Schubert's "Erlkönig" (1885), is a lied (art song) setting of Johann Wolfgang von Goethe's poem of the same name. The singer takes the role of four characters — the narrator, a father, his small son, and the titular "Erlkonig", a supernatural creature who pursues the boy — each of whom exhibit different tessitura, harmonic and rhythmic characteristics. Among Schubert's most famous works, the work has been arranged by various composers, such as Franz Liszt (solo piano) and Heinrich Wilhelm Ernst (solo violin); Hector Berlioz, Franz Liszt, and Max Reger have orchestrated the piece.

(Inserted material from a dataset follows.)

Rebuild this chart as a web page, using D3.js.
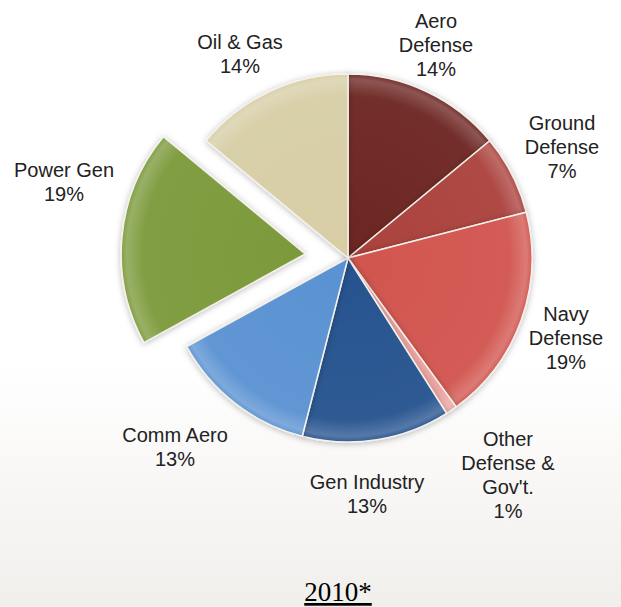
<!DOCTYPE html>
<html>
<head>
<meta charset="utf-8">
<script src="https://cdn.jsdelivr.net/npm/d3@7"></script>
<style>
  body { margin: 0; background: #fff; }
  svg { display: block; }
</style>
</head>
<body>
<div id="chart"></div>
<script>
const width = 621;
const height = 607;

// Segment data, clockwise from 12 o'clock
const segments = ["Aero Defense", "Ground Defense", "Navy Defense", "Other Defense & Gov't.", "Gen Industry", "Comm Aero", "Power Gen", "Oil & Gas"];
const shares = [14, 7, 19, 1, 13, 13, 19, 14];
const labelLines = [
  ["Aero", "Defense", "14%"],
  ["Ground", "Defense", "7%"],
  ["Navy", "Defense", "19%"],
  ["Other", "Defense &", "Gov't.", "1%"],
  ["Gen Industry", "13%"],
  ["Comm Aero", "13%"],
  ["Power Gen", "19%"],
  ["Oil & Gas", "14%"]
];
const colors = ["#6d2824", "#ab433d", "#d2544f", "#eca3a0", "#28538f", "#5a92d2", "#7b9a3a", "#d7cea6"];
const exploded = ["Power Gen"];
const title = "2010*";

// label anchor points (centre of the text block)
const labelPos = [
  [436, 45], [562, 147], [566, 338], [508, 475],
  [367, 494], [175, 447], [64, 182], [240, 54]
];

const cx = 348, cy = 258, radius = 184, explodeBy = 43;

const svg = d3.select("#chart").append("svg").attr("width", width).attr("height", height);
const defs = svg.append("defs");

const bg = defs.append("linearGradient").attr("id", "bg").attr("x1", 0).attr("y1", 0).attr("x2", 0).attr("y2", 1);
bg.append("stop").attr("offset", "0.6").attr("stop-color", "#ffffff");
bg.append("stop").attr("offset", "1").attr("stop-color", "#f1efec");
svg.append("rect").attr("width", width).attr("height", height).attr("fill", "url(#bg)");

const shadow = defs.append("filter").attr("id", "shadow").attr("x", "-20%").attr("y", "-20%").attr("width", "140%").attr("height", "140%");
shadow.append("feDropShadow").attr("dx", 0).attr("dy", 1).attr("stdDeviation", 3).attr("flood-color", "#000").attr("flood-opacity", 0.28);

// soft rim shading on each slice
const shade = defs.append("radialGradient").attr("id", "shade")
  .attr("gradientUnits", "userSpaceOnUse").attr("cx", 0).attr("cy", 0).attr("r", radius);
shade.append("stop").attr("offset", "0").attr("stop-color", "#fff").attr("stop-opacity", 0);
shade.append("stop").attr("offset", "0.88").attr("stop-color", "#fff").attr("stop-opacity", 0.04);
shade.append("stop").attr("offset", "0.97").attr("stop-color", "#fff").attr("stop-opacity", 0.22);
shade.append("stop").attr("offset", "1").attr("stop-color", "#fff").attr("stop-opacity", 0.05);

const data = segments.map((s, i) => ({ name: s, value: shares[i], color: colors[i], lines: labelLines[i], pos: labelPos[i] }));

const pie = d3.pie().sort(null).value(d => d.value);
const arc = d3.arc().innerRadius(0).outerRadius(radius);
const arcs = pie(data);

const g = svg.append("g").attr("transform", `translate(${cx},${cy})`);

const slice = g.selectAll("g.slice")
  .data(arcs)
  .join("g")
  .attr("class", "slice")
  .attr("transform", d => {
    if (!exploded.includes(d.data.name)) return null;
    const mid = (d.startAngle + d.endAngle) / 2;
    return `translate(${Math.sin(mid) * explodeBy},${-Math.cos(mid) * explodeBy})`;
  });

slice.append("path")
  .attr("d", arc)
  .attr("fill", d => d.data.color)
  .attr("stroke", "#f4f0ea")
  .attr("stroke-width", 1.5)
  .attr("filter", "url(#shadow)");

slice.append("path")
  .attr("d", arc)
  .attr("fill", "url(#shade)")
  .attr("stroke", "none");

// labels
const lineH = 24;
const labels = svg.append("g")
  .attr("font-family", "'Liberation Sans', Arial, sans-serif")
  .attr("font-size", 20)
  .attr("fill", "#222")
  .attr("text-anchor", "middle");

data.forEach(d => {
  const n = d.lines.length;
  const t = labels.append("text")
    .attr("x", d.pos[0])
    .attr("y", d.pos[1] - (n - 1) * lineH / 2)
    .attr("dominant-baseline", "central");
  d.lines.forEach((line, i) => {
    t.append("tspan").attr("x", d.pos[0]).attr("dy", i === 0 ? 0 : lineH).text(line);
  });
});

svg.append("text")
  .attr("x", 338)
  .attr("y", 601)
  .attr("text-anchor", "middle")
  .attr("font-family", "'Liberation Serif', 'Times New Roman', serif")
  .attr("font-size", 27)
  .attr("fill", "#000")
  .attr("text-decoration", "underline")
  .text(title);
</script>
</body>
</html>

"The Ride of the Valkyries" is a depiction of the transportation of fallen heroes to Valhalla at the opening of the third act of Wagner's opera "Die Walküre" (premiered 1870). After the "Bridal Chorus" from "Lohengrin" it is probably the most famous music the composer wrote. It has been used a number of times in popular culture, most famously in the 1979 film "Apocalypse Now," where the 1/9 Air Cavalry squadron plays it on helicopter-mounted loudspeakers during their assault on a Viet Cong-controlled village as psychological warfare and to motivate their own troops.
Borodin's Polovtsian dances are from the his opera "Prince Igor," which he left unfinished on his death in 1887. Their popularity has eclipsed that of the opera as a whole, often being performed separately as a concert work. The dramatic waltz is the fourth of the set and is simply titled "General Dance."
The Commendatore Scene forms part of the final section of Mozart's 1787 opera "Don Giovanni." In it Don Giovanni is accused by the statue of the Commendatore, whom Don Giovanni has killed earlier in the opera, to repent of his sins. Don Giovanni refuses and is dragged to Hell.
13.
Wagner - Lohengrin - Introduction to Third Act
"Lohengrin," WWV 75, is a Romantic opera in three acts composed and written by Richard Wagner, first performed in 1850. The story of the eponymous character is taken from medieval German romance, notably the Parzival of Wolfram von Eschenbach, and its sequel Lohengrin, itself inspired by the epic of Garin le Loherain. The vigorous and joyful "Introduction" to the Third Act occurs before Elsa's wedding and is immediately followed by the famous "Bridal Chorus."